The collecting of anecdotes for the library project “Books Have Legs” wraps up on Saturday, January 10th. We’re looking for your thoughts about a book that has been meaningful to you in some way—a book that made a lasting impression, a book you remember with fondness. Perhaps you read it (or it was read to you) as a child, or as a teen, or late in life. Whatever the case, we’d like to hear about it. Please include your name, the title and author of the book, when you read it, and 3 – 10 sentences capturing the importance of the book in your life. You can mail your entry to the Reading Public Library, P.O. Box 7, Reading, VT 05062; email it to firstname.lastname@example.org; or drop off a copy. We welcome the participation of adults and children alike and hope to highlight some of the vignettes in the coming year.
The last book in this year’s first series of book discussions is available for pickup at the library. The discussion will be held on Tuesday, January 20, at 12:30 P.M. The Mistress of Spices is by Chitra Banerjee Divakaruni. It is a magic-realism tale about a woman from India, born in another time in a faraway place, who is given immortality by the gods as long as she remains chaste. Feel free to bring a sack lunch to the discussion.

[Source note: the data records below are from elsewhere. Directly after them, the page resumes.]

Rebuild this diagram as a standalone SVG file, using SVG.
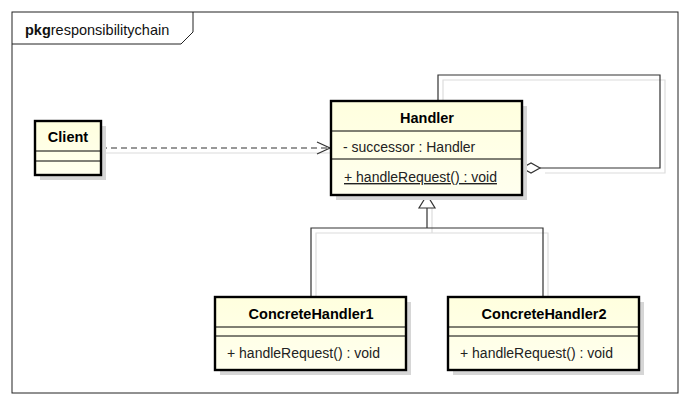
<svg xmlns="http://www.w3.org/2000/svg" width="690" height="400" viewBox="0 0 690 400">
<defs>
<linearGradient id="fillg" x1="0" y1="0" x2="0" y2="1">
<stop offset="0" stop-color="#FFFFDE"/>
<stop offset="1" stop-color="#FFFFEF"/>
</linearGradient>
<marker id="openarrow" markerWidth="16" markerHeight="14" refX="14" refY="7" orient="auto" markerUnits="userSpaceOnUse">
<path d="M1,1 L14,7 L1,13" fill="none" stroke="#333" stroke-width="1.2"/>
</marker>
</defs>
<style>
.shadow{fill:#D6D6D6;stroke:none}
.box{fill:url(#fillg);stroke:#000;stroke-width:2.4}
.div{stroke:#000;stroke-width:1}
.name{font-family:"Liberation Sans",Arial,sans-serif;font-size:14.5px;font-weight:bold;fill:#000;text-anchor:middle}
.attr{font-family:"Liberation Sans",Arial,sans-serif;font-size:14px;fill:#222}
.conn{fill:none;stroke:#333;stroke-width:1.2}
.connsh{fill:none;stroke:#DCDCDC;stroke-width:1.2}
</style>
<rect x="0" y="0" width="690" height="400" fill="#fff"/>
<g id="frame">
<rect x="12" y="12" width="666" height="381" fill="none" stroke="#222" stroke-width="1"/>
<path d="M12,44 L181,44 L193,32 L193,12" fill="none" stroke="#222" stroke-width="1"/>
<text x="25" y="35" font-family="Liberation Sans,Arial,sans-serif" font-size="14.5px" fill="#111"><tspan font-weight="bold">pkg</tspan>responsibilitychain</text>
</g>
<g id="connectors">
<path class="connsh" d="M443,101 L443,80 L665,80 L665,173 L545,173"/>
<path class="conn" d="M438,101 L438,75 L660,75 L660,168 L540,168"/>
<path d="M522,168 L531,163 L540,168 L531,173 Z" fill="#fff" stroke="#333" stroke-width="1.2"/>
<path class="connsh" d="M101,153 L331,153"/>
<path class="conn" d="M101,148 L330,148" stroke-dasharray="6,4" marker-end="url(#openarrow)"/>
<path class="connsh" d="M432,208 L432,233 M316,297 L316,233 L548,233 L548,297"/>
<path class="conn" d="M427,208 L427,228 M311,297 L311,228 L543,228 L543,297"/>
<path d="M427,195 L419,208 L435,208 Z" fill="#fff" stroke="#333" stroke-width="1.2"/>
</g>
<g id="Client">
<rect class="shadow" x="40" y="126" width="66" height="54"/>
<rect class="box" x="35" y="121" width="66" height="54"/>
<line class="div" x1="35" y1="151" x2="101" y2="151"/>
<line class="div" x1="35" y1="161" x2="101" y2="161"/>
<text class="name" x="68" y="142">Client</text>
</g>
<g id="Handler">
<rect class="shadow" x="336" y="106" width="191" height="94"/>
<rect class="box" x="331" y="101" width="191" height="94"/>
<line class="div" x1="331" y1="131" x2="522" y2="131"/>
<line class="div" x1="331" y1="159" x2="522" y2="159"/>
<text class="name" x="427" y="123">Handler</text>
<text class="attr" x="343" y="152">- successor : Handler</text>
<text class="attr" x="344" y="182" text-decoration="underline">+ handleRequest() : void</text>
</g>
<g id="ConcreteHandler1">
<rect class="shadow" x="220" y="302" width="191" height="73"/>
<rect class="box" x="215" y="297" width="191" height="73"/>
<line class="div" x1="215" y1="327" x2="406" y2="327"/>
<line class="div" x1="215" y1="336" x2="406" y2="336"/>
<text class="name" x="311" y="319">ConcreteHandler1</text>
<text class="attr" x="227" y="358">+ handleRequest() : void</text>
</g>
<g id="ConcreteHandler2">
<rect class="shadow" x="453" y="302" width="191" height="73"/>
<rect class="box" x="448" y="297" width="191" height="73"/>
<line class="div" x1="448" y1="327" x2="639" y2="327"/>
<line class="div" x1="448" y1="336" x2="639" y2="336"/>
<text class="name" x="544" y="319">ConcreteHandler2</text>
<text class="attr" x="460" y="358">+ handleRequest() : void</text>
</g>
</svg>
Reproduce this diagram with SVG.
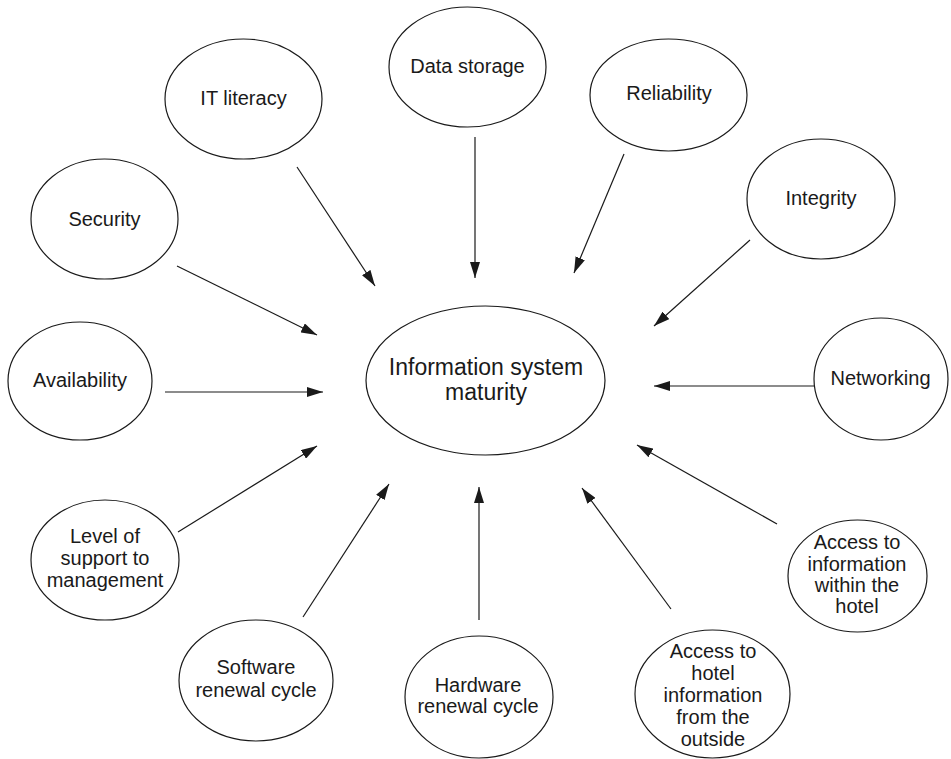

This year’s second book-discussion series will feature Remembrance of Things Past, the multi-volume novel by Marcel Proust. We will be discussing the first volume, Swann in Love, on Tuesday, February 17. For those who have a Kindle or an iPad with a Kindle app, you can purchase the entire novel for $2.99 at Amazon. Or you can read it online at openculture.com. I also have one copy of the novel at home; and the library has a Kindle with a copy of the novel on it. I will probably be able to get one copy via interlibrary loan, as well.
We’ve sold off or moved out all the books we kept for sale in the Universalist church and will not be accepting new donations of books for awhile. We’d like to thank the historical society, which owns the church, for generously allowing us to hold our summer book sales there the past fifteen or twenty years. Many of you may remember that it was only as a result of the historical society’s permitting us to tap into their well that we were able to put a bathroom in the library. We appreciate their kindnesses to us.
Speaking of the bathroom—when we installed the septic about eight years back, there was considerable excavation near one of the cobblestone cheek walls in the library yard. Over time it resulted in cracks in the mortar. In October we re-positioned a foundation stone to give it more stability, re-pointed the affected mortar, and touched up areas where the cheek walls meet the sidewalk. In addition to this exterior work, the library’s main floor, steps leading to the children’s room, and tops of some shelves have all been sanded, stained, and triple-coated with polyurethane. The floor especially was in pretty rough shape. It is the original hardwood floor (circa 1899), but it now looks as though it were installed yesterday. Stop in and have a little look-see.